В полураскрытом чреве вагона —
Детское тельце. Круг патефона.
Видимо, ветер вертит пластинку.
Слушать нет силы. Плакать нельзя.
В лагере смерти печи остыли.
Крутится песня. Мы победили.
Мама, закутай дочку в простынку.
Пой, балалайка, плакать нельзя.
(«Военная песня»)
Горькая победа ранних 1980-х и зримое торжество второй половины этого десятилетия, когда «подпольное» бытие сменилось запоздалым признанием, не остановили движения Липкина. Он прожил огромную и – вопреки чудовищному веку – счастливую жизнь. Он знал, что жизнь выстраданных и выдышанных им стихов и прозы не оборвется с его уходом. Он верил в свою позднюю – достойную легенды – счастливую и бесстрашную любовь.

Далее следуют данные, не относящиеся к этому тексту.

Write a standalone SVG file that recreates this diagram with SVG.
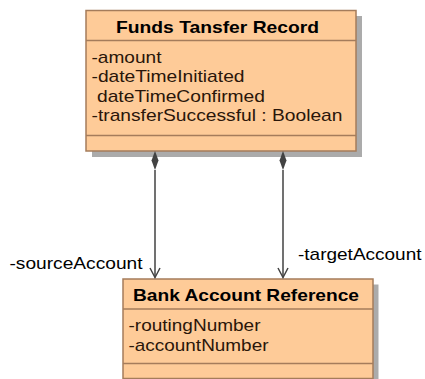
<svg xmlns="http://www.w3.org/2000/svg" width="425" height="379" viewBox="0 0 425 379">
<style>
.box{fill:#FECB98;stroke:#A57C5B;stroke-width:1.5}
.shadow{fill:#ABABAB}
.sep{stroke:#A57C5B;stroke-width:1.5}
.title{font-family:"Liberation Sans",Arial,sans-serif;font-size:17px;font-weight:bold;fill:#000}
.attr{font-family:"Liberation Sans",Arial,sans-serif;font-size:17px;fill:#2A160A}
.lbl{font-family:"Liberation Sans",Arial,sans-serif;font-size:17px;fill:#000}
.conn{stroke:#424242;stroke-width:1.5;fill:none}
.diamond{fill:#424242}
</style>
<rect width="425" height="379" fill="#fff"/>
<g id="funds-transfer-record">
<rect class="shadow" x="92" y="16" width="270" height="141"/>
<rect class="box" x="86" y="10.5" width="270" height="140.5"/>
<line class="sep" x1="86" y1="40.5" x2="356" y2="40.5"/>
<line class="sep" x1="86" y1="135.5" x2="356" y2="135.5"/>
<text class="title" x="116" y="33" textLength="203" lengthAdjust="spacingAndGlyphs">Funds Tansfer Record</text>
<text class="attr" x="91.5" y="62.5" textLength="70" lengthAdjust="spacingAndGlyphs">-amount</text>
<text class="attr" x="91.5" y="82" textLength="153" lengthAdjust="spacingAndGlyphs">-dateTimeInitiated</text>
<text class="attr" x="97" y="101.5" textLength="168" lengthAdjust="spacingAndGlyphs">dateTimeConfirmed</text>
<text class="attr" x="91.5" y="121" textLength="251" lengthAdjust="spacingAndGlyphs">-transferSuccessful : Boolean</text>
</g>
<g id="bank-account-reference">
<rect class="shadow" x="128.5" y="284.5" width="250" height="100"/>
<rect class="box" x="123" y="279" width="250" height="99.5"/>
<line class="sep" x1="123" y1="309" x2="373" y2="309"/>
<line class="sep" x1="123" y1="363.5" x2="373" y2="363.5"/>
<text class="title" x="133" y="301" textLength="226" lengthAdjust="spacingAndGlyphs">Bank Account Reference</text>
<text class="attr" x="128.5" y="331" textLength="132" lengthAdjust="spacingAndGlyphs">-routingNumber</text>
<text class="attr" x="128.5" y="350.5" textLength="140" lengthAdjust="spacingAndGlyphs">-accountNumber</text>
</g>
<g id="connectors">
<g id="source-account">
<line class="conn" x1="155" y1="170" x2="155" y2="277.5"/>
<polygon class="diamond" points="155,151 158.5,160.5 155,170 151.5,160.5"/>
<polyline class="conn" points="150,268 155,277.5 160,268"/>
<text class="lbl" x="9.5" y="269" textLength="133" lengthAdjust="spacingAndGlyphs">-sourceAccount</text>
</g>
<g id="target-account">
<line class="conn" x1="283" y1="170" x2="283" y2="277.5"/>
<polygon class="diamond" points="283,151 286.5,160.5 283,170 279.5,160.5"/>
<polyline class="conn" points="278,268 283,277.5 288,268"/>
<text class="lbl" x="298" y="260" textLength="123.5" lengthAdjust="spacingAndGlyphs">-targetAccount</text>
</g>
</g>
</svg>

Он умер в одночасье.
То ли первый снег, то ль последний снег…
Смерть не знает про календарь.
Ты пришел на землю как человек
И ушел как праведный царь.
Сказать о кончине поэта Семена Липкина (а значит и о его великой судьбе) точнее и глубже, чем поэт Инна Лиснянская, не сможет никто и никогда.
Опубликовано: Семен Липкин. Очевидец. М.: Время, 2008
Стихотворение Давида Самойлова «Поэт и гражданин»: жанровая традиция и актуальный контекст
Павлу Семеновичу Рейфману
Жанровая принадлежность (и соответственно общие смысловые контуры) стихотворения Давида Самойлова «Поэт и гражданин» обозначены уже в самом его начале. Хотя в советских изданиях («Волна и камень» – М., 1974; «Избранное» – М., 1980; двухтомник «Избранные произведения» – М., 1989) текст печатался с камуфлирующим заголовком, эквиметричность (при неизменности ударного гласного) слов «гражданин» и «старожил» и возникающее в первой строке обращение – «Скажите, гражданин…» – раскрывали подлинное «имя» второго из собеседников, заодно сигнализируя о цензурном вмешательстве в текст. Соседство «некрасовского» заглавья и пушкинского эпиграфа (в подписи к нему – «Рифмы из стихотворения Пушкина» – опущено легко угадываемое название «Поэт и толпа») [68] заставляет вспомнить если не весь ряд русских стиховых диалогов о «правах и обязанностях» поэта (вкупе с сопутствующими авторскими комментариями и критическими откликами), то его важнейшие звенья. Здесь нет нужды анализировать историю жанра, начало которому в русской словесности было положено пушкинским «Разговором книгопродавца с поэтом», но должно указать на одну его особенность. В XIX веке слово «гражданин» возникает в тех текстах, где соответствующий персонаж предстает достойным и полноправным оппонентом поэта (рылеевская формула «Я не поэт, а Гражданин» в посвящении поэмы «Войнаровский» А. А. Бестужеву, появление которой во многом обусловлено эпистолярной полемикой Бестужева и Рылеева с Пушкиным [69] ; «Поэт и гражданин» Некрасова [70] ). Пушкин в «Поэте и толпе» слова этого не употребляет (как и прежде в «Разговоре книгопродавца с поэтом»; обходит его и Лермонтов в «Журналисте, читателе и писателе»). Таким образом, при безусловной взаимосоотнесенности сюжеты «поэт и гражданин» и «поэт и толпа» явно не отождествляются, а слово «гражданин» остается высоким поэтизмом.